Scope and arrangement
The Ferenc Molnár papers contain material ranging from 1927 to 1952. The collection consists of scripts (in various forms of revision), business correspondence, a Molnár short story and novel, a sampling of Molnár’s non-fiction articles, extensive notes and drafts of his autobiography, reviews and notices of his theatrical productions, as well as programs and publicity photographs of Molnár. Highlights include a short article by Billy Rose on meeting Molnár in Budapest before the second World War, and photographs of Molnár by Carl Van Vechten and Irving Penn, as well as production photos of Molnár working on Liliom with Ingrid Bergman. Collection strengths include the various drafts of scripts and early synopses, which shed light on Molnár’s editing process; and, many uncollected early feuilletons which Molnár produced for European papers and which give an idea of the early 20th century cultural climate there. Missing from the collection is personal correspondence aside from that of a business nature, and a greater sampling of novels, short stories, and theater programs.
The Ferenc Molnár papers are arranged in five series:
- 1943-19527 folders
The correspondence series is relatively small in that it includes material from just four of Molnár’s acquaintances. The correspondence is of a business nature. Included are letters to and from Molnár’s agents, namely Franz Horch, Molnár’s New York representative who also arranged overseas contracts and negotiated legalities surrounding royalties on Molnár’s works. Other agents who Molnár worked with at one time or another include Ervin Rendes, a friend from Budapest; M. Kantorowitz, a Swiss theater promoter; and Edmund Pauker, a Broadway theater promoter in New York. There are no personal letters in this collection.
- 1931-19474 folders
This series includes material devoted to Molnár’s life and work that appeared in publications separate from written accounts and reviews of his theater productions. Included is a profile that appeared in the Bulletin of the American Women’s Club of Paris, and a chapter devoted to Molnár in a book of drama criticism titled Hungarian Playwrights in New York. Notable is an in-depth, three-part piece published in The New Yorker during June 1946, dedicated entirely to Molnár. Also included are two biographical sketches apparently produced as material for publicity and/or press-listings. For the donatation to NYPL of his material that he bequeathed to his secretary, Wanda Bartha (whom he outlived), Molnár created a special scrapbook. The scrapbook included death notices of, and front matter dedication to Bartha, among other clippings.

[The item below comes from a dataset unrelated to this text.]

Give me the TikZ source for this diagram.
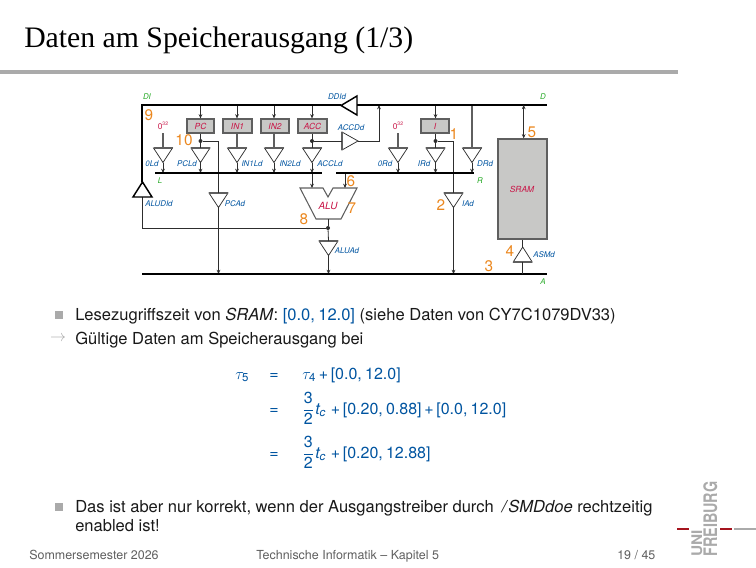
\documentclass[tikz,border=0pt]{standalone}
\usepackage{fontspec}
\setmainfont{TeX Gyre Heros}
\setsansfont{TeX Gyre Heros}
\newfontfamily\titlefont{Liberation Serif}
\usetikzlibrary{arrows.meta}
\definecolor{ublue}{RGB}{0,84,160}
\definecolor{ured}{RGB}{200,20,70}
\definecolor{ugreen}{RGB}{40,170,40}
\definecolor{uorange}{RGB}{235,135,30}
\definecolor{regfill}{RGB}{200,200,198}
\definecolor{dk}{RGB}{45,45,45}
\definecolor{md}{RGB}{95,95,95}
\definecolor{foot}{RGB}{95,95,95}
\definecolor{lg}{RGB}{170,170,170}
\definecolor{logored}{RGB}{165,20,30}
\tikzset{
 x=0.75pt,y=-0.75pt,
 bus/.style={line width=1.5pt,black},
 wire/.style={line width=0.6pt,dk},
 gwire/.style={line width=0.9pt,md},
 tip/.style={-{Stealth[length=3.2pt,width=2.8pt]}},
 drv/.style={line width=0.55pt,dk,fill=white},
 reg/.style={draw=md,line width=0.9pt,fill=regfill,inner sep=0pt},
 ctl/.style={inner sep=0pt,text=ublue,font=\fontsize{5.9}{7}\selectfont\itshape},
 regl/.style={inner sep=0pt,text=ured,font=\fontsize{6.3}{7}\selectfont\itshape},
 busl/.style={inner sep=0pt,text=ugreen,font=\fontsize{5.9}{7}\selectfont\itshape},
 num/.style={inner sep=0pt,text=uorange,font=\fontsize{11.5}{13}\selectfont},
 body/.style={inner sep=0pt,anchor=base west,font=\fontsize{12.4}{15}\selectfont,text=black!90},
 eq/.style={inner sep=0pt,anchor=base west,font=\fontsize{12}{15}\selectfont,text=ublue},
 foottext/.style={inner sep=0pt,anchor=base west,font=\fontsize{9.35}{11}\selectfont,text=foot},
 dotc/.style={circle,fill=dk,inner sep=0pt,minimum size=3pt},
 logot/.style={inner sep=0pt,anchor=base west,rotate=90,text=lg,font=\fontsize{14}{16}\selectfont\bfseries},
 logou/.style={logot,font=\fontsize{11}{13}\selectfont\bfseries},
}
\newcommand\drvD[3]{%
 \coordinate (#1t) at (#2,#3);
 \coordinate (#1b) at (#2,#3+14.5);
 \draw[drv] (#2-9.5,#3) -- (#2+9.5,#3) -- (#2,#3+14.5) -- cycle;
 \draw[gwire] (#2-9.5,#3) -- (#2+9.5,#3);}
\newcommand\drvU[3]{%
 \coordinate (#1t) at (#2,#3);
 \coordinate (#1b) at (#2,#3+15);
 \draw[drv] (#2-9.5,#3+15) -- (#2+9.5,#3+15) -- (#2,#3) -- cycle;
 \draw[gwire] (#2-9.5,#3+15) -- (#2+9.5,#3+15);}
\newcommand\register[6]{%
 \node[reg,minimum width={(#4-#2)*0.75pt},minimum height={(#5-#3)*0.75pt}] (#1) at ({(#2+#4)/2},{(#3+#5)/2}) {};
 \node[regl] (#1l) at (#1) {#6};}
\newcommand\subnum[1]{_{\hbox{\fontsize{8.6}{9}\selectfont #1}}}
\newcommand\threehalf{$\displaystyle\frac{\hbox{3}}{\hbox{2}}\hbox{\kern0.7pt\itshape t}\subnum{\itshape c}$\kern1.5pt}
\newcommand\cm{,\hspace{0.2em}}
\begin{document}
\begin{tikzpicture}
\useasboundingbox (0,0) rectangle (756,567);
\node[inner sep=0pt,anchor=base west,font=\fontsize{22.3}{26}\selectfont\titlefont] (title) at (24,48) {Daten am Speicherausgang (1/3)};
\coordinate (ruleL) at (0,72); \coordinate (ruleR) at (678,72);
\draw[line width=2.4pt,lg] (ruleL) -- (ruleR);

\coordinate (DL) at (142,105); \coordinate (DR) at (547,105);
\coordinate (AL) at (142,274); \coordinate (AR) at (547,274);
\coordinate (LL) at (155,173); \coordinate (LR) at (322,173);
\coordinate (RL) at (336,173); \coordinate (RR) at (474,173);

\register{pc}{187}{119}{214}{133}{PC}
\register{ina}{223}{119}{252}{133}{IN1}
\register{inb}{261}{119}{289}{133}{IN2}
\register{acc}{298}{119}{327}{133}{ACC}
\register{ireg}{421}{119}{449}{133}{I}
\register{sram}{498}{139}{547}{239}{}
\node[regl] (sraml) at (522,189) {SRAM};

\foreach \r/\xx in {pc/200.5,ina/237,inb/274,acc/312,ireg/435.5}{
  \coordinate (tap\r) at (\xx,105);
  \draw[wire,tip] (tap\r) -- (\r.north -| tap\r);
}
\node[inner sep=0pt,text=ured,font=\fontsize{6.2}{7}\selectfont] (zl) at (163,126) {0\raisebox{0.45em}{\fontsize{3.8}{4}\selectfont 32}};
\node[inner sep=0pt,text=ured,font=\fontsize{6.2}{7}\selectfont] (zr) at (398,126) {0\raisebox{0.45em}{\fontsize{3.8}{4}\selectfont 32}};
\coordinate (zlb) at (163,133); \coordinate (zrb) at (398,133);
\drvD{d0l}{163}{148}
\drvD{dpc}{200.5}{148}
\drvD{dia}{237}{148}
\drvD{dib}{274}{148}
\drvD{dac}{312}{148}
\drvD{d0r}{398}{148}
\drvD{dir}{435.5}{148}
\drvD{ddr}{472}{148}
\draw[gwire] (zlb) -- (d0lt);
\draw[gwire] (zrb) -- (d0rt);
\draw[wire] (pc.south -| dpct) -- (dpct);
\draw[gwire] (ina.south -| diat) -- (diat);
\draw[gwire] (inb.south -| dibt) -- (dibt);
\draw[wire] (acc.south -| dact) -- (dact);
\draw[wire] (ireg.south -| dirt) -- (dirt);
\coordinate (ddrtop) at (472,105);
\draw[gwire] (ddrtop) -- (ddrt);
\foreach \d in {d0l,dpc,dia,dib,dac}{
  \draw[wire,tip] (\d b) -- (\d b |- LL);
}
\foreach \d in {d0r,dir,ddr}{
  \draw[wire,tip] (\d b) -- (\d b |- RL);
}
\node[dotc] (dotpc) at (200.5,141) {};
\node[dotc] (dotacc) at (312,141) {};
\node[dotc] (dotir) at (435.5,141) {};
\drvD{dpa}{218.5}{193}
\draw[wire] (dotpc) -| (dpat);
\draw[wire,tip] (dpab) -- (dpab |- AL);
\drvD{dia2}{453.5}{193}
\draw[wire] (dotir) -| (dia2t);
\draw[wire,tip] (dia2b) -- (dia2b |- AL);
\coordinate (acdb) at (342,141); \coordinate (acdt) at (358,141);
\draw[drv] (342,132) -- (358,141) -- (342,150) -- cycle;
\draw[gwire] (342,132) -- (342,150);
\draw[wire] (dotacc) -- (acdb);
\coordinate (acup) at (379,141); \coordinate (acend) at (379,105);
\draw[wire,tip] (acdt) -- (acup) -- (acend);
\draw[line width=0.8pt,md,fill=white] (300,188) -- (323,188) -- (328,197) -- (333,188) -- (357,188) -- (341,219) -- (316,219) -- cycle;
\node[regl,font=\fontsize{7.4}{8}\selectfont\itshape] (alul) at (328,206) {ALU};
\coordinate (alua) at (312,188); \coordinate (alub) at (345,188); \coordinate (aluo) at (328,219);
\draw[wire,tip] (alua |- LL) -- (alua);
\draw[wire,tip] (alub |- RL) -- (alub);
\node[dotc] (dotalu) at (328,228) {};
\draw[wire] (aluo) -- (dotalu);
\drvD{dalu}{328.5}{241}
\draw[wire] (dotalu) -- (dalut);
\draw[wire,tip] (dalub) -- (dalub |- AL);
\draw[wire] (dotalu) -| (142,197);
\draw[line width=1.1pt,black,fill=white] (133,197) -- (152,197) -- (142.5,182) -- cycle;
\draw[bus] (142,182) -- (DL) -- (341,105);
\draw[line width=1.1pt,black,fill=white] (341,105.5) -- (357,96) -- (357,115) -- cycle;
\draw[bus] (357,105) -- (DR);
\draw[bus] (AL) -- (AR);
\draw[bus] (LL) -- (LR);
\draw[bus] (RL) -- (RR);
\coordinate (srt) at (523.7,105);
\draw[wire,{Stealth[length=3.2pt,width=2.8pt]}-{Stealth[length=3.2pt,width=2.8pt]}] (srt) -- (sram.north -| srt);
\drvU{dsr}{522.7}{247}
\draw[wire] (sram.south -| dsrt) -- (dsrt);
\draw[wire] (dsrb) -- (dsrb |- AL);

\node[ctl] (c1) at (152,164) {0Ld};
\node[ctl] (c2) at (187,164) {PCLd};
\node[ctl] (c3) at (252,164) {IN1Ld};
\node[ctl] (c4) at (290,164) {IN2Ld};
\node[ctl] (c5) at (330,164) {ACCLd};
\node[ctl] (c6) at (351,128) {ACCDd};
\node[ctl] (c7) at (337,97) {DDId};
\node[ctl] (c8) at (385,164) {0Rd};
\node[ctl] (c9) at (424,164) {IRd};
\node[ctl] (c10) at (485,164) {DRd};
\node[ctl] (c11) at (159,204) {ALUDId};
\node[ctl] (c12) at (235,204) {PCAd};
\node[ctl] (c13) at (468,204) {IAd};
\node[ctl] (c14) at (347,251) {ALUAd};
\node[ctl] (c15) at (544,255) {ASMd};
\node[busl] (b1) at (147,97) {DI};
\node[busl] (b2) at (543,97) {D};
\node[busl] (b3) at (160,181) {L};
\node[busl] (b4) at (480,181) {R};
\node[busl] (b5) at (543,282) {A};
\node[num] (n9) at (149,115) {9};
\node[num] (n10) at (184,140) {10};
\node[num] (n5) at (532,132) {5};
\node[num] (n1) at (454,134) {1};
\node[num] (n6) at (351,181) {6};
\node[num] (n7) at (352,208) {7};
\node[num] (n8) at (304,219) {8};
\node[num] (n2) at (441,205) {2};
\node[num] (n3) at (489,266) {3};
\node[num] (n4) at (510,251) {4};

\node[fill=lg,minimum size=6pt,inner sep=0pt] (b1sq) at (58.5,315) {};
\node[body] (t1) at (75,320) {Lesezugriffszeit von \textit{SRAM}: \textcolor{ublue}{[0.0\cm 12.0]} (siehe Daten von CY7C1079DV33)};
\node[inner sep=0pt,text=lg,font=\fontsize{12}{14}\selectfont] (arr) at (58,339) {$\rightarrow$};
\node[body] (t2) at (75,344) {Gültige Daten am Speicherausgang bei};
\node[eq] (e1a) at (235,379) {$\tau\subnum{5}$};
\node[eq] (e1b) at (269,379) {=};
\node[eq] (e1c) at (302,379) {$\tau\subnum{4}$\,+\,[0.0\cm 12.0]};
\node[eq] (e2b) at (269,414) {=};
\node[eq] (e2c) at (302,414) {\threehalf\,+\,[0.20\cm 0.88]\,+\,[0.0\cm 12.0]};
\node[eq] (e3b) at (269,458) {=};
\node[eq] (e3c) at (302,458) {\threehalf\,+\,[0.20\cm 12.88]};
\node[fill=lg,minimum size=6pt,inner sep=0pt] (b2sq) at (58.5,507) {};
\node[body] (t3) at (75,512) {Das ist aber nur korrekt, wenn der Ausgangstreiber durch \kern2.5pt\textit{/\kern1.5ptSMDdoe} rechtzeitig};
\node[body] (t4) at (75,531) {enabled ist!};
\node[foottext] (f1) at (29,559) {Sommersemester 2026};
\node[foottext] (f2) at (256,559) {Technische Informatik -- Kapitel 5};
\node[foottext] (f3) at (617,559) {19 / 45};
\node[logou] (lu) at (702,557) {\scalebox{1.05}[1]{UNI}};
\node[logot] (lf) at (717,557) {\scalebox{0.77}[1]{FREIBURG}};
\coordinate (lr1a) at (677,529); \coordinate (lr1b) at (689,529);
\coordinate (lr2a) at (720,529); \coordinate (lr2b) at (732,529);
\coordinate (lg1a) at (734,529); \coordinate (lg1b) at (756,529);
\draw[logored,line width=1.5pt] (lr1a) -- (lr1b);
\draw[logored,line width=1.5pt] (lr2a) -- (lr2b);
\draw[lg,line width=1.5pt] (lg1a) -- (lg1b);
\end{tikzpicture}
\end{document}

- 1927-195014 boxes (5.9 linear feet)
The majority of the collection is comprised of working drafts and translations of scripts from 1927 to 1950. There are many early drafts of scripts and the extent to which Molnár reworked scenes and wrote variations on dialogue and stage directions is evidenced in the multiple copies of certain titles. In addition to the working scripts there are a handful of synopses, further evidence of the stages of growth the plays underwent. Since Molnár manually wrote out an equal amount of this material to what he typed, “manuscript” refers specifically to handwritten pieces as opposed to the ones he typed, which are referred to as “typescript”. “Carbons” refer to the simultaneous copy made from the written or typed original. “Clean” refers to the amount of revision, “clean” or “mostly clean” meaning less revisions. Many of the plays also exist in two or more languages: English, German, or Hungarian. It was not unusual for Molnár to originate a play in one language and to have it translated into another while continuing to revise it in both.
- 1928-19494 folders
Before emigrating to the US Molnár wrote feuilletons for Hungarian newspapers. These unique and uncollected pieces prove to be an important barometer of the cultural climate on the Continent before, during and after WW I. Several of these articles from German, Hungarian and English papers are found here. This series also includes a short story “The Blue-Eyed Lady in the Show Window” which appeared in The Commonweal magazine and was eventually published as a children’s book. Notes on the drafts show that Molnár envisioned the story in such a way as to also appear as a short film though it was never produced. Though Molnár wrote several novels in addition to his many plays, there exists only one, Eine Herbstriese, as a working draft in this collection. Towards the end of his life he began work on his autobiography, which is a combination of stories and reminiscences, from his own life and those of his close friends, relayed not in a chronological linearity but in episodic anecdotes. This series holds many drafts of these episodes. The “autobiography” Companion in Exile, however turns out to be much more a devotional remembrance and autumnal paean to his secretary Wanda Bartha, cleverly filtering experiences through others, and installing himself as observer as opposed to main star.
- 1927-194712 folders
The material included here is divided into three sub-series: Clippings, Photography, and Production Materials. These series contain the outstanding remains of the collection which are related to the works and their productions but usually tell about them from another angle, or position.